My surgeon popped in to say hi. He had just finished doing a procedure. He looked at my right foot and grabbed my big toe. He asked me, “Can you feel this?”
“Yeah.”
“Good. Good. I don’t think you have any nerve damage, and the skin isn’t broken. Come to my office in two days. We will do the surgery on the 10th.”
Then he smiled and left.
My wife took me to the surgeon’s office. I sat quietly while he looked over my x-rays. He gave me a wry smile and said, “You must have a million tiny fractures in that leg.”
I made whimpering animal sounds.
The doctor got serious. He said, “Well, maybe there aren’t a million fractures, but that foot and ankle are shattered. We are going to do our best to rebuild all that, but it will never be the same, and you will feel it every day for the rest of your life.”
Fair enough.
I asked the surgeon about the operation.
“So, do you do this with a local anesthetic?”

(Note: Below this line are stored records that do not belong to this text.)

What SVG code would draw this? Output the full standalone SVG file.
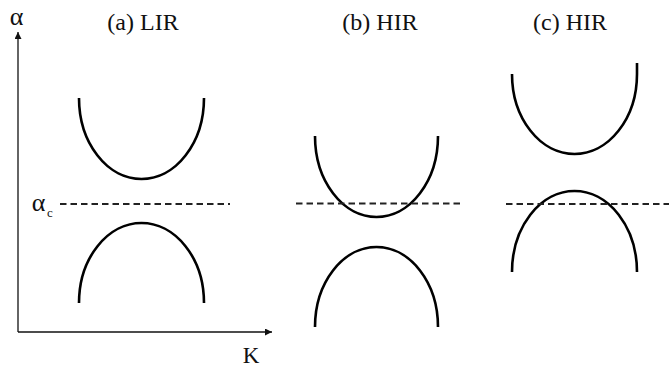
<svg xmlns="http://www.w3.org/2000/svg" width="669" height="369" viewBox="0 0 669 369">
<style>
.t{font-family:"Liberation Serif","Times New Roman",serif;fill:#111}
.curve{fill:none;stroke:#000;stroke-width:2.6}
.dash{fill:none;stroke:#222;stroke-width:1.9;stroke-dasharray:6.5 4}
.axis{fill:none;stroke:#111;stroke-width:1.3}
</style>
<defs>
<marker id="ah" viewBox="0 0 10 10" refX="10" refY="5" markerWidth="7" markerHeight="7" markerUnits="userSpaceOnUse" orient="auto">
<path d="M0,0 L10,5 L0,10 z" fill="#111"/>
</marker>
</defs>
<rect width="669" height="369" fill="#fff"/>
<g id="axes">
<path class="axis" d="M18,332 L18,32" marker-end="url(#ah)"/>
<path class="axis" d="M18,332 L272,332" marker-end="url(#ah)"/>
<text class="t" x="16.5" y="25" font-size="26" text-anchor="middle">α</text>
<text class="t" x="251" y="363" font-size="23" text-anchor="middle">K</text>
<text class="t" x="38.5" y="210.5" font-size="26" text-anchor="middle">α</text>
<text class="t" x="50" y="217" font-size="13" text-anchor="middle">c</text>
</g>
<g id="titles">
<text class="t" x="143" y="30" font-size="24" text-anchor="middle">(a) LIR</text>
<text class="t" x="380" y="30" font-size="24" text-anchor="middle">(b) HIR</text>
<text class="t" x="570" y="30" font-size="24" text-anchor="middle">(c) HIR</text>
</g>
<g id="panel-a">
<path class="curve" d="M79,98 A62.5,81 0 0 0 204,98"/>
<path class="curve" d="M79,303 A62.5,80 0 0 1 204,303"/>
<path class="dash" d="M60,204 L230,204"/>
</g>
<g id="panel-b">
<path class="curve" d="M315,136 A61.5,81 0 0 0 438,136"/>
<path class="curve" d="M315,327 A61.5,80 0 0 1 438,327"/>
<path class="dash" d="M296,203.5 L464,203.5"/>
</g>
<g id="panel-c">
<path class="curve" d="M512,74 A62.5,80 0 0 0 637,74 L637,63"/>
<path class="curve" d="M512,272 A62.5,81 0 0 1 637,272"/>
<path class="dash" d="M506,204 L669,204"/>
</g>
</svg>
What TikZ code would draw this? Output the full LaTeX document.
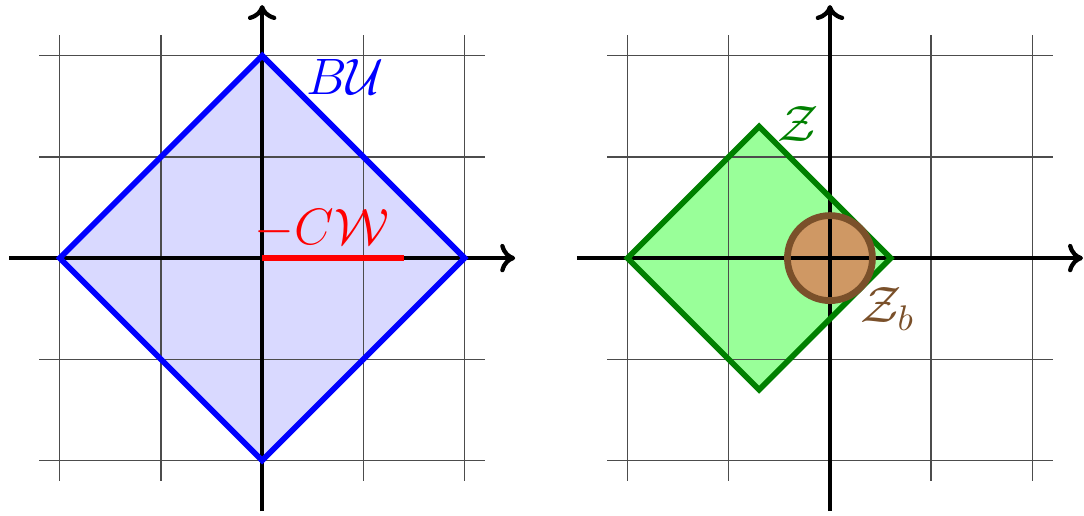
\documentclass[tikz,border=0pt]{standalone}
\usepackage{amsmath}
\usepackage{xcolor}
\usepackage{tikz}
\usetikzlibrary{arrows.meta, calc}
\definecolor{boxfill}{RGB}{217,217,255}
\definecolor{zonefill}{RGB}{153,255,153}
\definecolor{zoneedge}{RGB}{0,128,0}
\definecolor{ballfill}{RGB}{207,152,100}
\definecolor{balledge}{RGB}{122,80,42}
\tikzset{
  gridline/.style ={thin, color=black!70},
  axis/.style     ={-{To[length=4.2pt, width=8pt]}, line width=1.2pt, color=black},
  setedge/.style  ={line width=1.6pt, line join=miter},
  setlabel/.style ={font=\Large, inner sep=1pt},
}

\begin{document}
\begin{tikzpicture}[x=1cm, y=1cm]
\useasboundingbox (-2.59,-2.54) rectangle (8.12,2.55);

% left panel
\coordinate (lo) at (0,0);
\coordinate (lw) at (-2.5,0);
\coordinate (le) at (2.5,0);
\coordinate (ls) at (0,-2.5);
\coordinate (ln) at (0,2.5);
\coordinate (lcw) at (1.4,0);
\fill[boxfill] (-2,0) -- (0,2) -- (2,0) -- (0,-2) -- cycle;
\draw[gridline] (-2.2,-2.2) grid (2.2,2.2);
\draw[axis] (lw) -- (le);
\draw[axis] (ls) -- (ln);
\draw[setedge, blue] (-2,0) -- (0,2) -- (2,0) -- (0,-2) -- cycle;
\draw[setedge, red, line cap=butt] (lo) -- (lcw);
\node[setlabel, blue] (bu) at (0.82,1.79) {$B\mathcal{U}$};
\node[setlabel, red] (cw) at (0.59,0.29) {$-C\mathcal{W}$};

% right panel
\begin{scope}[shift={(5.61,0)}]
\coordinate (ro) at (0,0);
\coordinate (rw) at (-2.5,0);
\coordinate (re) at (2.5,0);
\coordinate (rs) at (0,-2.5);
\coordinate (rn) at (0,2.5);
\fill[zonefill] (-2,0) -- (-0.7,1.3) -- (0.6,0) -- (-0.7,-1.3) -- cycle;
\fill[ballfill] (ro) circle (0.42);
\draw[gridline] (-2.2,-2.2) grid (2.2,2.2);
\draw[axis] (rw) -- (re);
\draw[axis] (rs) -- (rn);
\draw[setedge, zoneedge] (-2,0) -- (-0.7,1.3) -- (0.6,0) -- (-0.7,-1.3) -- cycle;
\draw[setedge, balledge, line width=1.9pt] (ro) circle (0.42);
\node[setlabel, zoneedge] (z) at (-0.31,1.32) {$\mathcal{Z}$};
\node[setlabel, balledge] (zb) at (0.57,-0.5) {$\mathcal{Z}_b$};
\end{scope}
\end{tikzpicture}
\end{document}
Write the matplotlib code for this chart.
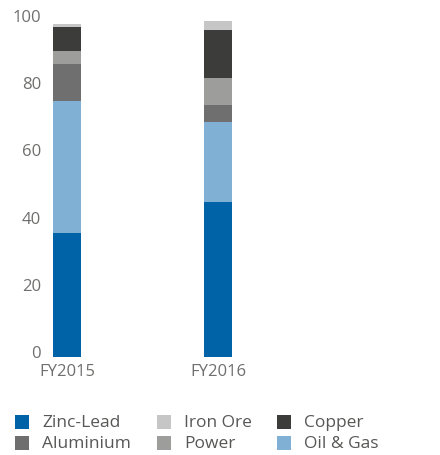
import matplotlib
matplotlib.use("Agg")
import matplotlib.pyplot as plt
import matplotlib.transforms as mtransforms
from matplotlib.patches import Rectangle
import numpy as np

categories = ["FY2015", "FY2016"]
series_names = ["Zinc-Lead", "Oil & Gas", "Aluminium", "Power", "Copper", "Iron Ore"]
zinc_lead = [36.9, 46.1]
oil_gas = [39.3, 23.8]
aluminium = [11.0, 5.1]
power = [3.9, 8.0]
copper = [7.1, 14.3]
iron_ore = [0.9, 3.0]
y_ticks = [0, 20, 40, 60, 80, 100]

colors = {
    "Zinc-Lead": "#0063A8",
    "Oil & Gas": "#80B1D4",
    "Aluminium": "#6F6F6F",
    "Power": "#9D9D9C",
    "Copper": "#3C3C3B",
    "Iron Ore": "#C6C6C6",
}
values = [zinc_lead, oil_gas, aluminium, power, copper, iron_ore]

plt.rcParams['font.family'] = ['Open Sans', 'DejaVu Sans']
W, H = 440, 456
fig = plt.figure(figsize=(W / 100, H / 100), dpi=100)

# axes placement in pixels
left_px, right_px = 48, 250
bottom_px, top_px = 358, 22
ax = fig.add_axes([left_px / W, (H - bottom_px) / H, (right_px - left_px) / W, (bottom_px - top_px) / H])

x = np.arange(len(categories))
bottom = np.zeros(len(categories))
for name, vals in zip(series_names, values):
    ax.bar(x, vals, bottom=bottom, width=0.185, color=colors[name], linewidth=0)
    bottom += np.array(vals)

unit = 151.0
ax.set_xlim(-(67 - left_px) / unit, (right_px - 67) / unit)
ax.set_ylim(0, 100)
ax.set_yticks(y_ticks)
ax.set_yticklabels([str(t) for t in y_ticks])
ax.set_xticks(x)
ax.set_xticklabels(categories)
for s in ax.spines.values():
    s.set_visible(False)
ax.tick_params(axis='both', length=0, colors="#6F6F6E", labelsize=12)
ax.tick_params(axis='y', pad=5)
ax.tick_params(axis='x', pad=4)
off = mtransforms.ScaledTranslation(0, 6 / 100, fig.dpi_scale_trans)
for lbl in ax.get_yticklabels():
    lbl.set_transform(lbl.get_transform() + off)
    lbl.set_horizontalalignment('right')

# legend (row-wise)
legend_rows = [["Zinc-Lead", "Iron Ore", "Copper"], ["Aluminium", "Power", "Oil & Gas"]]
col_x = [15, 157, 277]
row_y = [423, 444]
sq = 14
for r, row in enumerate(legend_rows):
    for c, name in enumerate(row):
        x0 = col_x[c]
        yc = row_y[r]
        fig.patches.append(Rectangle((x0 / W, (H - yc - sq / 2) / H), sq / W, sq / H,
                                     transform=fig.transFigure, color=colors[name], linewidth=0))
        fig.text((x0 + 27) / W, (H - yc) / H, name, ha='left', va='center',
                 fontsize=12.5, color="#575756")

fig.savefig("out.png", dpi=100)
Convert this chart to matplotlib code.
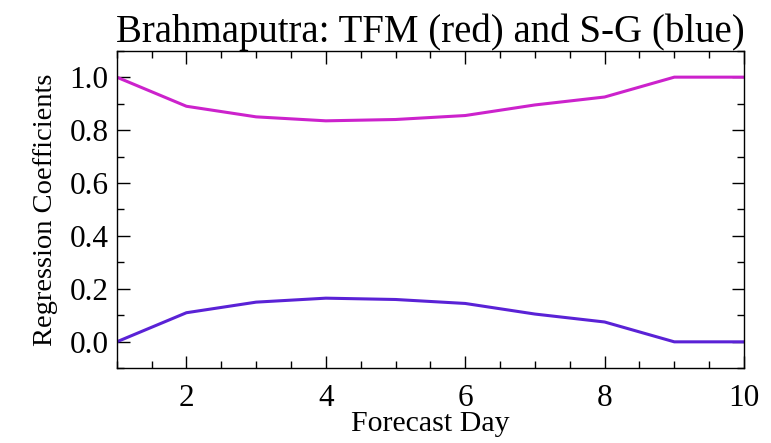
import numpy as np
import matplotlib
matplotlib.use("Agg")
import matplotlib.pyplot as plt
from matplotlib.ticker import MultipleLocator

# regression weights per forecast day
days = [1, 2, 3, 4, 5, 6, 7, 8, 9, 10]
tfm_coef = [1.0, 0.89, 0.85, 0.835, 0.84, 0.855, 0.895, 0.925, 1.0, 1.0]
sg_coef = [0.0, 0.11, 0.15, 0.165, 0.16, 0.145, 0.105, 0.075, 0.0, 0.0]

plt.rcParams['font.family'] = ['Liberation Serif', 'DejaVu Serif']

fig = plt.figure(figsize=(7.71, 4.43), dpi=100)
ax = fig.add_axes([0.1514, 0.1686, 0.8136, 0.717])

ax.plot(days, tfm_coef, color='#cc22cc', lw=2.2)
ax.plot(days, sg_coef, color='#5a22d6', lw=2.2)

ax.set_xlim(1, 10)
ax.set_ylim(-0.1, 1.1)
ax.xaxis.set_major_locator(MultipleLocator(2))
ax.xaxis.set_minor_locator(MultipleLocator(0.5))
ax.yaxis.set_minor_locator(MultipleLocator(0.1))
ax.set_yticks([0.0, 0.2, 0.4, 0.6, 0.8, 1.0])
ax.set_yticklabels(['0.0', '0.2', '0.4', '0.6', '0.8', '1.0'])

ax.tick_params(which='both', direction='in', top=True, right=True, labelsize=22.5, width=1)
ax.tick_params(which='major', length=9)
ax.tick_params(which='minor', length=5)
ax.tick_params(axis='x', which='major', pad=11)
ax.tick_params(axis='y', which='major', pad=6)
for s in ax.spines.values():
    s.set_linewidth(1)

ax.set_xlabel('Forecast Day', fontsize=21.5)
ax.xaxis.set_label_coords(0.5, -0.133)
ax.set_ylabel('Regression Coefficients', fontsize=20.5, labelpad=8)
ax.set_title('Brahmaputra: TFM (red) and S-G (blue)', fontsize=28, pad=4)

fig.savefig('out.png', dpi=100)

He laughed, and asked me, “Have you ever been put under?’
“No.”
“You will be.”
On the day of the surgery, as I was being prepped, the nurse told me, “While you are under, we will put a tube down your throat. When you wake up, your throat will be really sore, and you will be thirsty. We can’t give you water right away, but we can give you ice chips.”
Awesome.
I remember when they laid me on the table. The anesthesiologist told me that the drug might cause a slight burning sensation, but I would be asleep soon. She was right. As she administered the anesthesia, I started counting, and then I was gone, as in nonexistent.
I wonder if death is like that. What if death is just like being put under? There is nothing and nobody there, and there is really no “there” for anyone to be. That is somehow appealing in a twisted sort of way.
I was out for 2 and 1/2 hours (so I was told). As I returned from the void, I heard the distant voice of an angel. She was asking me, “Would you like an ice chip?”
I whispered hoarsely, “Oh, fuck yeah.”
_____________________
Frank (Francis) Pauc is a graduate of West Point, Class of 1980. He completed the Military Intelligence Basic Course at Fort Huachuca and then went to Flight School at Fort Rucker. Frank was stationed with the 3rd Armor Division in West Germany at Fliegerhorst Airfield from December 1981 to January 1985. He flew Hueys and Black Hawks and was next assigned to the 7th Infantry Division at Fort Ord, CA. He got the hell out of the Army in August 1986.